The High Court has ordered the Namibia University of Science and Technology to comply with its order in which it set aside the university’s decision to nullify a tender awarded to a local security company last year.
PIS Security Services approached the court on an urgent basis seeking an operation and execution of the order of the court by acting Judge Esi Schimming-Chase, granted on 17 November 2020, despite there being an appeal launched in the Supreme Court on 19 November 2020.
Schimming-Chase set aside a decision taken by the review panel of the Central Procurement Board of Namibia (CPBN) on 10 August 2020 to nullify the tender award to PIS Security Services and have the process start afresh.
In his ruling, acting Judge Collins Parker said NPS Security Services failed to establish what ‘irreparable damage’ would be done if the orders by Schimming-Chase were not suspended following the appeal being filed in the Supreme Court.
“The fourth respondent (NUST) not only supports the relief sought by applicant (PIS), but it also urges the court that the 17 November 2020 order should be ‘carried into execution immediately’. The urging of the employer cannot be airbrushed,” explained Parker.
In December last year, PIS was awarded the tender by the CPBN on behalf of NUST. However, the award was challenged by NPS Security Services and Shilimela Security and Debt Collection cc who applied to the review panel to have the CPBN to reconsider its decision.
The Procurement Act makes provision for unsuccessful bidders to submit applications for review of the selection if they are unhappy with the award.
This should be done within seven days of the notice of award.

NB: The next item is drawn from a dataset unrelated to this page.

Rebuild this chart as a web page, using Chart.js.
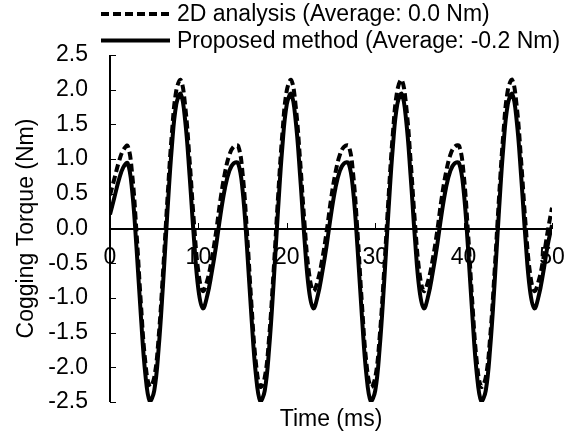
<!DOCTYPE html>
<html>
<head>
<meta charset="utf-8">
<script src="https://cdn.jsdelivr.net/npm/chart.js@4.4.1/dist/chart.umd.min.js"></script>
<style>
  body { margin: 0; background: #fff; }
  #wrap { width: 579px; height: 433px; }
</style>
</head>
<body>
<div id="wrap"><canvas id="myChart" width="579" height="433"></canvas></div>
<script>
// time axis (ms)
const timeMs = [
  0, 0.5, 1, 1.5, 2, 2.5, 3, 3.5, 4, 4.5, 5, 5.5, 6, 6.5, 7, 7.5, 8, 8.5, 9, 9.5,
  10, 10.5, 11, 11.5, 12, 12.5, 13, 13.5, 14, 14.5, 15, 15.5, 16, 16.5, 17, 17.5, 18, 18.5, 19, 19.5,
  20, 20.5, 21, 21.5, 22, 22.5, 23, 23.5, 24, 24.5, 25, 25.5, 26, 26.5, 27, 27.5, 28, 28.5, 29, 29.5,
  30, 30.5, 31, 31.5, 32, 32.5, 33, 33.5, 34, 34.5, 35, 35.5, 36, 36.5, 37, 37.5, 38, 38.5, 39, 39.5,
  40, 40.5, 41, 41.5, 42, 42.5, 43, 43.5, 44, 44.5, 45, 45.5, 46, 46.5, 47, 47.5, 48, 48.5, 49, 49.5,
  50
];

// 2D analysis (dashed)
const torque2D = [
  0.48, 0.72, 0.96, 1.13,
  1.19, 0.79, -0.06, -1.09, -1.93, -2.28, -2.15, -1.57, -0.63, 0.43, 1.37, 1.99, 2.14, 1.77, 0.99, 0.08, -0.63, -0.90, -0.75, -0.45, -0.05, 0.42, 0.80, 1.06, 1.18,
  1.19, 0.79, -0.06, -1.09, -1.93, -2.28, -2.15, -1.57, -0.63, 0.43, 1.37, 1.99, 2.14, 1.77, 0.99, 0.08, -0.63, -0.90, -0.75, -0.45, -0.05, 0.42, 0.80, 1.06, 1.18,
  1.19, 0.79, -0.06, -1.09, -1.93, -2.28, -2.15, -1.57, -0.63, 0.43, 1.37, 1.99, 2.14, 1.77, 0.99, 0.08, -0.63, -0.90, -0.75, -0.45, -0.05, 0.42, 0.80, 1.06, 1.18,
  1.19, 0.79, -0.06, -1.09, -1.93, -2.28, -2.15, -1.57, -0.63, 0.43, 1.37, 1.99, 2.14, 1.77, 0.99, 0.08, -0.63, -0.90, -0.75, -0.45, -0.05, 0.30
];

// proposed method (solid)
const torqueProposed = [
  0.20, 0.45, 0.70, 0.88,
  0.94, 0.55, -0.28, -1.27, -2.10, -2.49, -2.34, -1.73, -0.80, 0.25, 1.18, 1.79, 1.94, 1.56, 0.77, -0.15, -0.88, -1.15, -0.97, -0.64, -0.25, 0.20, 0.58, 0.83, 0.94,
  0.94, 0.55, -0.28, -1.27, -2.10, -2.49, -2.34, -1.73, -0.80, 0.25, 1.18, 1.79, 1.94, 1.56, 0.77, -0.15, -0.88, -1.15, -0.97, -0.64, -0.25, 0.20, 0.58, 0.83, 0.94,
  0.94, 0.55, -0.28, -1.27, -2.10, -2.49, -2.34, -1.73, -0.80, 0.25, 1.18, 1.79, 1.94, 1.56, 0.77, -0.15, -0.88, -1.15, -0.97, -0.64, -0.25, 0.20, 0.58, 0.83, 0.94,
  0.94, 0.55, -0.28, -1.27, -2.10, -2.49, -2.34, -1.73, -0.80, 0.25, 1.18, 1.79, 1.94, 1.56, 0.77, -0.15, -0.88, -1.15, -0.97, -0.64, -0.25, 0.05
];

const seriesNames = ["2D analysis (Average: 0.0 Nm)", "Proposed method (Average: -0.2 Nm)"];

const FONT = "'Liberation Sans', Arial, sans-serif";
Chart.defaults.font.family = FONT;
Chart.defaults.font.size = 23;
Chart.defaults.color = "#000";

function points(values) {
  return timeMs.map((t, i) => ({ x: t, y: values[i] }));
}

// axis lines + inward tick marks, x axis sits on y = 0
const axisLines = {
  id: "axisLines",
  afterDraw(chart) {
    const ctx = chart.ctx;
    const x = chart.scales.x;
    const y = chart.scales.y;
    const area = chart.chartArea;
    const y0 = Math.round(y.getPixelForValue(0));
    ctx.save();
    ctx.strokeStyle = "#000";
    ctx.lineWidth = 2;
    ctx.beginPath();
    ctx.moveTo(area.left, area.top);
    ctx.lineTo(area.left, area.bottom);
    ctx.moveTo(area.left, y0);
    ctx.lineTo(area.right, y0);
    ctx.stroke();
    ctx.lineWidth = 1;
    ctx.beginPath();
    y.ticks.forEach((t) => {
      const py = Math.round(y.getPixelForValue(t.value)) + 0.5;
      ctx.moveTo(area.left, py);
      ctx.lineTo(area.left + 6, py);
    });
    x.ticks.forEach((t) => {
      const px = Math.round(x.getPixelForValue(t.value)) + 0.5;
      ctx.moveTo(px, y0);
      ctx.lineTo(px, y0 - 6);
    });
    ctx.stroke();
    ctx.restore();
  },
};

// legend drawn by hand: stacked lines with long samples
const legendLines = {
  id: "legendLines",
  afterDraw(chart) {
    const ctx = chart.ctx;
    ctx.save();
    ctx.font = "23px " + FONT;
    ctx.fillStyle = "#000";
    ctx.strokeStyle = "#000";
    ctx.lineWidth = 4;
    ctx.textBaseline = "middle";
    chart.data.datasets.forEach((ds, i) => {
      const y = 14 + i * 26.5;
      ctx.setLineDash(ds.borderDash || []);
      ctx.beginPath();
      ctx.moveTo(101, y);
      ctx.lineTo(170, y);
      ctx.stroke();
      ctx.setLineDash([]);
      ctx.fillText(ds.label, 177, y + 1);
    });
    ctx.restore();
  },
};

let ctx = document.getElementById("myChart").getContext("2d");
let myChart = new Chart(ctx, {
  type: "line",
  data: {
    datasets: [
      {
        label: seriesNames[0],
        data: points(torque2D),
        borderColor: "#000",
        borderWidth: 4,
        borderDash: [8, 4],
        pointRadius: 0,
        tension: 0.4,
        fill: false,
        xAxisID: "x",
        yAxisID: "y",
      },
      {
        label: seriesNames[1],
        data: points(torqueProposed),
        borderColor: "#000",
        borderWidth: 4,
        pointRadius: 0,
        tension: 0.4,
        fill: false,
        xAxisID: "x",
        yAxisID: "y",
      },
    ],
  },
  options: {
    responsive: false,
    animation: false,
    devicePixelRatio: 1,
    layout: { padding: { left: 3, right: 27, top: 55, bottom: 0 } },
    plugins: { legend: { display: false }, tooltip: { enabled: false } },
    scales: {
      x: {
        type: "linear",
        position: { y: 0 },
        min: 0,
        max: 50,
        afterFit(scale) {
          scale.height = 0;
          scale.paddingLeft = 0;
          scale.paddingRight = 0;
        },
        ticks: { stepSize: 10, padding: 15.7, maxRotation: 0 },
        grid: { display: false, drawTicks: false },
        border: { display: false },
      },
      xt: {
        type: "linear",
        position: "bottom",
        afterFit(scale) { scale.height = 31; },
        ticks: { display: false },
        grid: { display: false, drawTicks: false },
        border: { display: false },
        title: { display: true, text: "Time (ms)", padding: { top: 3.4, bottom: 0 } },
      },
      y: {
        type: "linear",
        position: "left",
        min: -2.5,
        max: 2.5,
        afterFit(scale) {
          scale.width = 107;
          scale.paddingTop = 0;
          scale.paddingBottom = 0;
        },
        ticks: { stepSize: 0.5, padding: 22, callback: (v) => v.toFixed(1) },
        grid: { display: false, drawTicks: false },
        border: { display: false },
        title: { display: true, text: "Cogging Torque (Nm)", padding: { top: 10.2, bottom: 7.6 } },
      },
    },
  },
  plugins: [axisLines, legendLines],
});
</script>
</body>
</html>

However, on 23 January, the review panel declined their request.
After the panel’s decision, the procurement board proceeded to give a notice of award on 21 July to PIS Security Services.
The procurement board gave the unsuccessful bidders an additional seven days to approach the review panel if they were still aggrieved by the decision.
This time around, only NPS approached the review panel and on 10 August, the matter was heard.
The review panel found that the chairperson of CPBN Patrick Swartz failed to comply with the procurement regulations – that the deadline for bids is 29 days instead of the mandatory 30 days from the publication of the invitation to bid.
The review panel also found Swartz used an evaluation criteria and methodology which was not set out in the bidding document.
Thus, the evaluation of the bids was not completed in accordance with the criteria set out in the bidding documents.
Based on the findings, the review panel took a decision that the procurement process should start afresh. Consequently, the tender awarded to PIS Security Services was set aside.
PIS Security Services challenged this decision by arguing that the review lodged by NPS was non-compliant, citing it was done within the seven days provided for illegally by the procurement board.
“This was ultra vires the Act and fundamentally flawed because the seven-day period for review had already been provided and a purported review application, which was totally and materially non-compliant with the Act and law,” PIS Security Services had argued in their High Court application.
In the meantime, NUST and NPS entered into a short-term contract while the matter was before court. The CPBN and NPS opposed the High Court application by PIS Security Services, arguing the review panel had acted within the confines of the law when it nullified the tender award to PIS Security Services.
PIS were being represented by Tinashe Chibwana on instruction of Appolos Shimakeleni, whilst NPS was represented by Jacobus Visser from Koep & Partners and NUST by Tshuka Luvindao from Dr Weder, Kauta & Hoveka Inc.